Que una cosa lleva a la otra es una verdad incontestable. Y que esto se ve favorecido por nuestra debilidad, también. Es lo que le ocurrió a Pancracio.
La crisis de dos mil siete lo dejó sin empleo. Tras quince años en una entidad financiera, le sobrecogió la dureza del paro y la crueldad de disponer del tiempo libre necesario para pensar en ello.
Se refugió en las labores domésticas y en la lectura de su envidiable colección de novela negra. Lo martirizaba la hipoteca de la casa, depender del sueldo de su mujer y no ser capaz de lograr un empleo.

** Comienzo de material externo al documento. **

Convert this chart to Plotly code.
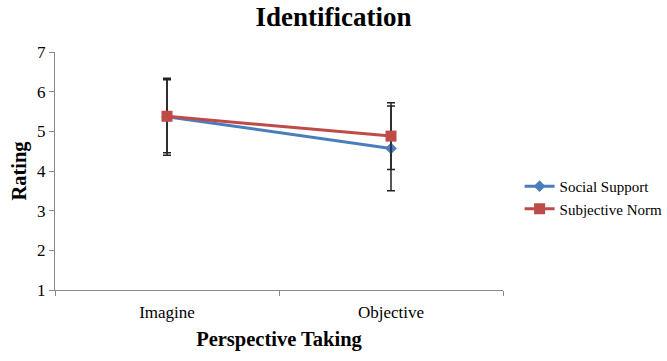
import plotly.graph_objects as go

categories = ["Imagine", "Objective"]
social_support = [5.37, 4.57]
social_support_err = [0.97, 1.07]
subjective_norm = [5.38, 4.88]
subjective_norm_err = [0.92, 0.84]
y_ticks = [1, 2, 3, 4, 5, 6, 7]

FONT = "Liberation Serif, Times New Roman, serif"

fig = go.Figure()
fig.add_trace(go.Scatter(
    x=categories, y=social_support, name="Social Support",
    mode="lines+markers",
    line=dict(color="#4A7EBB", width=3),
    marker=dict(symbol="diamond", size=9, color="#4A7EBB"),
    error_y=dict(type="data", array=social_support_err, visible=True,
                 color="#222222", thickness=1.5, width=4),
))
fig.add_trace(go.Scatter(
    x=categories, y=subjective_norm, name="Subjective Norm",
    mode="lines+markers",
    line=dict(color="#BE4B48", width=3),
    marker=dict(symbol="square", size=11, color="#BE4B48"),
    error_y=dict(type="data", array=subjective_norm_err, visible=True,
                 color="#222222", thickness=1.5, width=4),
))

fig.update_layout(
    width=667, height=361,
    margin=dict(l=55, r=164, t=52, b=71),
    paper_bgcolor="white", plot_bgcolor="white",
    font=dict(family=FONT, size=15, color="black"),
    title=dict(text="<b>Identification</b>", x=0.5, xanchor="center",
               y=0.955, yanchor="middle", font=dict(size=27, family=FONT)),
    showlegend=True,
    legend=dict(xref="container", yref="container",
                x=0.779, xanchor="left", y=0.453, yanchor="middle",
                font=dict(size=15, family=FONT), tracegroupgap=6,
                bgcolor="rgba(0,0,0,0)"),
    xaxis=dict(
        type="category", range=[-0.5, 1.5], tickson="boundaries",
        ticks="outside", ticklen=5, tickcolor="#898989",
        showline=True, linecolor="#898989", linewidth=1,
        showgrid=False, zeroline=False, ticklabelstandoff=7,
        tickfont=dict(size=17, family=FONT),
        title=dict(text="<b>Perspective Taking</b>", standoff=10,
                   font=dict(size=20.5, family=FONT)),
    ),
    yaxis=dict(
        range=[1, 7], tickvals=y_ticks, ticks="outside", ticklen=5,
        tickcolor="#898989", showline=True, linecolor="#898989", linewidth=1,
        showgrid=False, zeroline=False,
        tickfont=dict(size=17, family=FONT),
        title=dict(text="<b>Rating</b>", standoff=4,
                   font=dict(size=20.5, family=FONT)),
    ),
)

fig.write_html("out.html")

Su hija Nadia es la que le mete en la cabeza esa alocada idea. Le repite que la teoría ya se la sabe, que los cientos de libros devorados son escuela suficiente, que su carácter favorece la labor detectivesca y que su paciencia es garantía de éxito. Pancracio, desesperado y abocado a la autocompasión, la escucha, y lo que es peor, le hace caso.
Ana, su mujer, piensa que están bromeando. Que su familia le está tomando el pelo. Pronto descubre que la cosa va en serio. Contra todo pronóstico le van lloviendo clientes, asuntos de poca monta que le reportan nimias pero satisfactorias ganancias. Hasta que sucede lo que inevitablemente tenía que suceder, le ofrecen investigar un caso de asesinato. Tamaña empresa no puede acometerla solo. Sin medios económicos, no le queda otra que recurrir a su amigo Sergio y a su suegro octogenario Ramiro.
El hermano de la millonaria Margarita Aranguren ha muerto por causas naturales. Margarita cree que no, que su ex mujer lo ha asesinado para cobrar un seguro millonario.
En el transcurso de la investigación, Pancracio debe de lidiar con su clienta, defensora a ultranza de tomarse la justicia por su mano y con el inspector Castro, de la policía de Corlan. Pancracio, inexperto y buena persona, acata cada una de las sugerencias de su clienta y eso lo lleva a ocultar pruebas al inspector, que incansable y tenaz se acerca de modo peligroso a la verdad.